Section 2. That existing sections 111.15, 119.01, 1121.01,
1121.11, 1121.18,
1155.01, 1155.091, 1155.16, 1163.01, 1163.121,
1163.20, 1321.09,
1321.55, 1321.76, 1322.06, 1322.061, 1707.092,
1707.11, 1707.12, 1707.141,
1707.15, 1707.151, 1707.161, 1707.17,
1707.20, 1707.40, 1707.44, 1733.01, 1733.32, 1733.327,
1751.19, 3901.36,
3901.44, 3901.48, 3901.70, 3901.83, 3903.11,
3903.72, 3903.83,
3903.88, 3905.492, 3905.50, 3999.36, and 4727.18
of the Revised
Code are hereby repealed.
Section 3. Section 1322.061 of the Revised Code, as enacted
by Am. Sub.
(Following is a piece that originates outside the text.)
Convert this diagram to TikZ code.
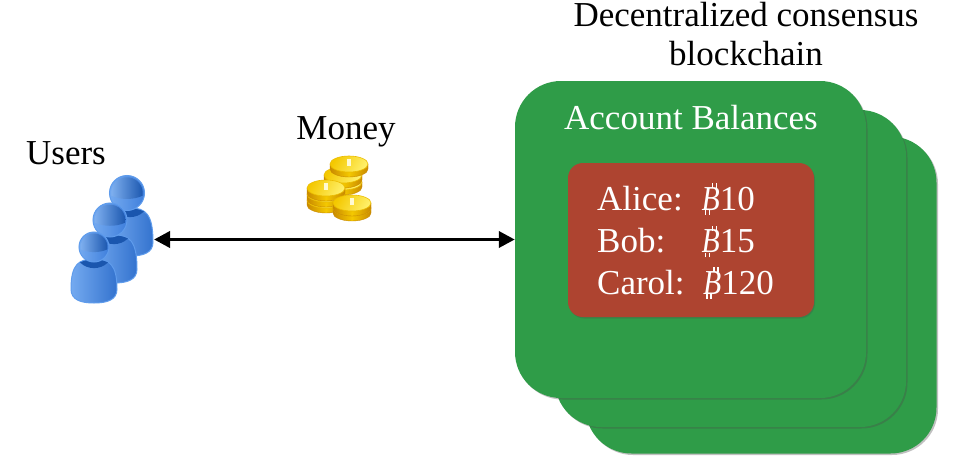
\documentclass[tikz,border=0pt]{standalone}
\usepackage{fontspec}
\setmainfont{Liberation Serif}
\usetikzlibrary{shadows,arrows.meta}
\definecolor{cardgreen}{HTML}{2F9C48}
\definecolor{cardred}{HTML}{AE4430}
\definecolor{pdark}{HTML}{1A56AE}
\definecolor{pmid}{HTML}{3F7FDC}
\definecolor{plight}{HTML}{74AAF0}
\definecolor{pedge}{HTML}{5F9CEC}
\definecolor{gdark}{HTML}{C98A00}
\definecolor{gmid}{HTML}{F4C800}
\definecolor{glight}{HTML}{FFF06A}
\newcommand{\btc}{\leavevmode\scalebox{.85}[1]{\rlap{\kern.33em\raisebox{.63em}{\rule{.055em}{.14em}}\kern.08em\raisebox{.63em}{\rule{.055em}{.14em}}}\rlap{\kern.10em\raisebox{-.13em}{\rule{.055em}{.13em}}\kern.08em\raisebox{-.13em}{\rule{.055em}{.13em}}}\textit{B}}}
\newcommand{\personfig}[7]{%
 \path[draw=pedge,line width=1pt,left color=plight,right color=pmid!70!pdark]
  (#4,#7-14) .. controls (#4,#6+5) and ({(#4+#5)/2-15},#6) .. ({(#4+#5)/2},#6)
  .. controls ({(#4+#5)/2+15},#6) and (#5,#6+5) .. (#5,#7-14)
  .. controls (#5,#7-3) and (#5-10,#7) .. ({(#4+#5)/2},#7)
  .. controls (#4+10,#7) and (#4,#7-3) .. (#4,#7-14) -- cycle;
 \path[fill=pdark] ({(#4+#5)/2-14},#6+3.5) .. controls ({(#4+#5)/2-6},#6-.5) and ({(#4+#5)/2+6},#6-.5) .. ({(#4+#5)/2+14},#6+3.5)
  .. controls ({(#4+#5)/2+6},#6+11) and ({(#4+#5)/2-6},#6+11) .. ({(#4+#5)/2-14},#6+3.5) -- cycle;
 \path[draw=pedge,line width=1pt,left color=plight,right color=pmid] (#1,#2) circle[radius=#3];
 \path[left color=plight!90!white,right color=pdark] (#1-#3*.886,#2+#3*.156) arc[start angle=170,end angle=370,radius=#3*.9]
  .. controls (#1+#3*.4,#2+#3*.4) and (#1-#3*.4,#2+#3*.4) .. cycle;
}
\newcommand{\coinfig}[2]{%
 \path[draw=gdark,line width=.4pt,left color=gdark,right color=gdark,middle color=gmid] (#1-19,#2) -- (#1-19,#2+5) arc[start angle=180,end angle=0,x radius=19,y radius=8] -- (#1+19,#2) -- cycle;
 \path[draw=gmid!80!gdark,line width=.6pt,left color=gmid,right color=glight,shading angle=60] (#1,#2) ellipse[x radius=19,y radius=8];
}
\newcommand{\coinmark}[2]{\fill[white!70!glight] (#1-2,#2-5) rectangle (#1+2,#2+2);}
\begin{document}
\begin{tikzpicture}[x=1pt,y=-1pt,
  card/.style={draw=none,fill=cardgreen,rounded corners=46pt,minimum width=351pt,minimum height=317pt,inner sep=0pt,
    drop shadow={shadow xshift=1.5pt,shadow yshift=-1.5pt,opacity=.35,fill=black!70}},
  redbox/.style={fill=cardred,rounded corners=15pt,minimum width=246pt,minimum height=154pt,inner sep=0pt,
    drop shadow={shadow xshift=1pt,shadow yshift=-1.5pt,opacity=.3,fill=black!70}},
  label/.style={font=\fontsize{35}{38.5}\selectfont,inner sep=0pt,text=black,align=center},
  wlabel/.style={font=\fontsize{35}{38}\selectfont,inner sep=0pt,text=white,anchor=base west},
  link/.style={line width=3.6pt,{Triangle[length=16pt,width=16pt]}-{Triangle[length=16pt,width=16pt]}}]
\useasboundingbox (0,0) rectangle (953,460);
\fill[white] (0,0) rectangle (953,460);
\node[card] (c3) at (761,295) {};
\node[card] (c2) at (730.5,268.5) {};
\node[card] (c1) at (690.5,239.5) {};
\node[redbox] (bal) at (691,240) {};
\node[label] (title) at (746,34) {Decentralized consensus\\blockchain};
\node[label,text=white] (acct) at (691,118) {Account Balances};
\node[wlabel] (n1) at (597,210) {Alice:};
\node[wlabel] (v1) at (701.5,210) {\btc10};
\node[wlabel] (n2) at (597,252.7) {Bob:};
\node[wlabel] (v2) at (701.5,252.7) {\btc15};
\node[wlabel] (n3) at (597,294) {Carol:};
\node[wlabel] (v3) at (703,294) {\btc120};
\node[label] (users) at (66,153) {Users};
\node[label] (money) at (346,132) {Money};
\personfig{127}{193}{17.5}{107}{153}{208}{256}
\personfig{110}{220}{17}{91}{137}{235}{283}
\personfig{94}{247}{15}{71}{117}{259}{303}
\coinfig{343}{182}\coinfig{343}{175}
\coinfig{349}{164}
\coinmark{349}{164}
\coinfig{326}{200}\coinfig{326}{194}\coinfig{326}{188}
\coinmark{326}{188}
\coinfig{352}{208}\coinfig{352}{203}
\coinmark{352}{203}
\coordinate (uend) at (154,239.5);
\draw[link] (uend) -- (c1.west);
\end{tikzpicture}
\end{document}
S.B. 76 of the 124th General Assembly (effective May
2, 2002), and as amended by this act, shall take effect May 2,
2002.
Section 4. Section 1322.06 of the Revised Code, as amended by
this act, is repealed, effective May 2, 2002. The section is
superseded by section 1322.06 of the Revised Code as it results
from Am. Sub. S.B. 76 of the 124th General Assembly, which is
scheduled to take effect May 2, 2002.